In a sign of how fraught the political situation had become for Mr Tsipras, he was forced to put off an expected second round of talks in Brussels with Mr Juncker to address his parliament on Friday night.

Tsipras Cave-In

In spite of all rants by Alexis Tsipras about dignity and unreasonable demands, it now appears the Greek prime minister is willing to extend Greek servitude to the despised Troika.

In the wake of the reported cave-in, Greek Left Vents Fury at Creditors.

Leftists in Prime Minister Alexis Tsipras’ party vented fury on Thursday at terms proposed by Greece’s creditors for a last-ditch deal to stave off bankruptcy and European officials acknowledged that large gaps remain to be bridged.

Tsipras emerged from late-night talks with senior EU officials in Brussels saying a deal with international lenders was “within sight” and that Athens would make a crucial payment due to the International Monetary Fund on Friday.

But he rejected pension cuts and a tax rise on electricity that he said European and IMF creditors were demanding along with other conditions to win the release frozen loans and avert a default that could hit euro zone and world markets.

The lenders were demanding that Greece reduce spending on pensions by 1 percentage point of gross domestic product and raise a further 1 percent or 1.8 billion euros ($2 billion) by increasing value-added tax on products ranging from drugs to electricity, the sources told Reuters.

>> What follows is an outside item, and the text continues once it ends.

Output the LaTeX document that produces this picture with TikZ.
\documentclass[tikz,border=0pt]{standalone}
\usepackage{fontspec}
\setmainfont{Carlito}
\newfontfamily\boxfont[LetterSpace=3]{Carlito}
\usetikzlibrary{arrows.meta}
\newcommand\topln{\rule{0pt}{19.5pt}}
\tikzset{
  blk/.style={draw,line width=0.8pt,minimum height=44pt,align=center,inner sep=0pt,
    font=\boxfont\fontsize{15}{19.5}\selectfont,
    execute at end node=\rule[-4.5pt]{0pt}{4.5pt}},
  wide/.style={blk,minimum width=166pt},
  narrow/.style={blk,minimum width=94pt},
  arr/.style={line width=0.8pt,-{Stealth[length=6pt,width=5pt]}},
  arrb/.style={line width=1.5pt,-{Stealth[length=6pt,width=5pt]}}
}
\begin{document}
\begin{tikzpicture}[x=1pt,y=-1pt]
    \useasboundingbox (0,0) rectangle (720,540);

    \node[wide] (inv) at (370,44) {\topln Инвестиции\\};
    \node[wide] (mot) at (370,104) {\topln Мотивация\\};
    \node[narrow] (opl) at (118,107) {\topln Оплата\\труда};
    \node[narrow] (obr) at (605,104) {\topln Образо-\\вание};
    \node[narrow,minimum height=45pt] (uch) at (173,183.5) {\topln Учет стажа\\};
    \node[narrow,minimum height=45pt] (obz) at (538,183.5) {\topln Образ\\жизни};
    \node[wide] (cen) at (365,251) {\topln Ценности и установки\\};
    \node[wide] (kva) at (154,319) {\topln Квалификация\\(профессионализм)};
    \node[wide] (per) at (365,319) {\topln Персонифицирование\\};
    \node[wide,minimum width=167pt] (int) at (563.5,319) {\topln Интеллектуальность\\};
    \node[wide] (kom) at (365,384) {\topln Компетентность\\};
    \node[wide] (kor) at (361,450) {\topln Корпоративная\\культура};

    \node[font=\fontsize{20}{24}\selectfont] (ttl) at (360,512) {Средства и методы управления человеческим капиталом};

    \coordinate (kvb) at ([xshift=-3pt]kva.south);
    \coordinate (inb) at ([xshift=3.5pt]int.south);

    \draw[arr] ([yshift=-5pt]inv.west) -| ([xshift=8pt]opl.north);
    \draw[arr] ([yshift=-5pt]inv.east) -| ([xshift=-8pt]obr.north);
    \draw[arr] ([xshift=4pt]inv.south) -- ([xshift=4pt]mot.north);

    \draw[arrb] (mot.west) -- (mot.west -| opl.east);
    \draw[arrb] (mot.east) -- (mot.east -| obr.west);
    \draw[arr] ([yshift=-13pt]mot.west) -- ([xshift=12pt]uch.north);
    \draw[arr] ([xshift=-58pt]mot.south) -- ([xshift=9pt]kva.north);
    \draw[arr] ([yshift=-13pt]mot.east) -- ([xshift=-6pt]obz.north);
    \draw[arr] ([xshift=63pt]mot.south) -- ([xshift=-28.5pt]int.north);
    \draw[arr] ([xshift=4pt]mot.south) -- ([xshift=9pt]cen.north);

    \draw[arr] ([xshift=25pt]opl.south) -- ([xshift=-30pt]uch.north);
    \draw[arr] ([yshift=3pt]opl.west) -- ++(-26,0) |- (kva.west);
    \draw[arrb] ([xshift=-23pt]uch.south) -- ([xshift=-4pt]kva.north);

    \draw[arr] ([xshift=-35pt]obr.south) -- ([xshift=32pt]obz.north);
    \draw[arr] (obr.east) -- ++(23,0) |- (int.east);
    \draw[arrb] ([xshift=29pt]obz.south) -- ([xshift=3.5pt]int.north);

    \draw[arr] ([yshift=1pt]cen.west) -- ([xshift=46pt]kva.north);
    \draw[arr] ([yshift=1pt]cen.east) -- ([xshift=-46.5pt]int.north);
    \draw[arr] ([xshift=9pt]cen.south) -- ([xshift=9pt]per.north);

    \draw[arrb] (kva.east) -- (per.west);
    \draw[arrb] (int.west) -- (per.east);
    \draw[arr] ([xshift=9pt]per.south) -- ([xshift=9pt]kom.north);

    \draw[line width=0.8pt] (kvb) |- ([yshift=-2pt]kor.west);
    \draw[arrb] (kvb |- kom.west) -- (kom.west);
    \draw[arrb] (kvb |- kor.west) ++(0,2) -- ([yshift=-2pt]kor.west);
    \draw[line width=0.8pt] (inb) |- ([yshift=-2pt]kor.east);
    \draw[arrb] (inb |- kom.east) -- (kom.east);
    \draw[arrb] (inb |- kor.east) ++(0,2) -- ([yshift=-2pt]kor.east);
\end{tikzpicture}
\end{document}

Dijsselbloem said the meeting that ended after midnight had narrowed down the remaining issues but differences were “still quite large” and Athens was expected to present alternatives to some of the lenders’ proposals within days.

An EU source said Tsipras could return to Brussels for further talks as soon as late Friday night, possibly along with top IMF and ECB officials.

A Greek official said Tsipras would brief parliament on the state of the negotiations in Athens at 1500 GMT on Friday.

In one concession, the lenders were offering to unlock 10.9 billion euros in unused bank bailout funds that would enable Greece to cover its financial needs through July and August – more than the 7.2 billion euros left in the expiring bailout.

Key to the Deal

Assuming there is a deal, the last paragraph likely explains why. Unlocking €10.9 billion is actually a very huge concession by the creditors.

Of course, all it really does is give Greece enough money to pay them back. Add it to Greece’s debt burden that it will need to pay back.

Even so, Greece will still need a third bailout package of at least €50 billion (See Third Greek Bailout? Another €53.8 Billion Needed?)

Greece already has an unsustainable overall debt load of €323 billion. But hey, let’s go deeper in servitude to the tune of another €50-60 billion.

I really did not think it would play out with a third bailout, and it still might not.

A fresh deal means more debt servitude coupled with economic depression and higher taxes.

If such a deal is worked out, misery and despair in Greece still is not high enough. It will get there eventually, even if now is not the time. What can’t be paid back, won’t. The only question is timing.

Will Tsipras Survive?

Questions still abound. Will Tsipras call a vote of confidence? If So, will he survive the vote?

Pin the Blame

Is it possible this is nothing but a negotiating tactic by Tsipras hoping Syriza will turn down the deal, taking blame off him personally.

And should it play out that way, it’s likely that was his “pin the blame” game all along.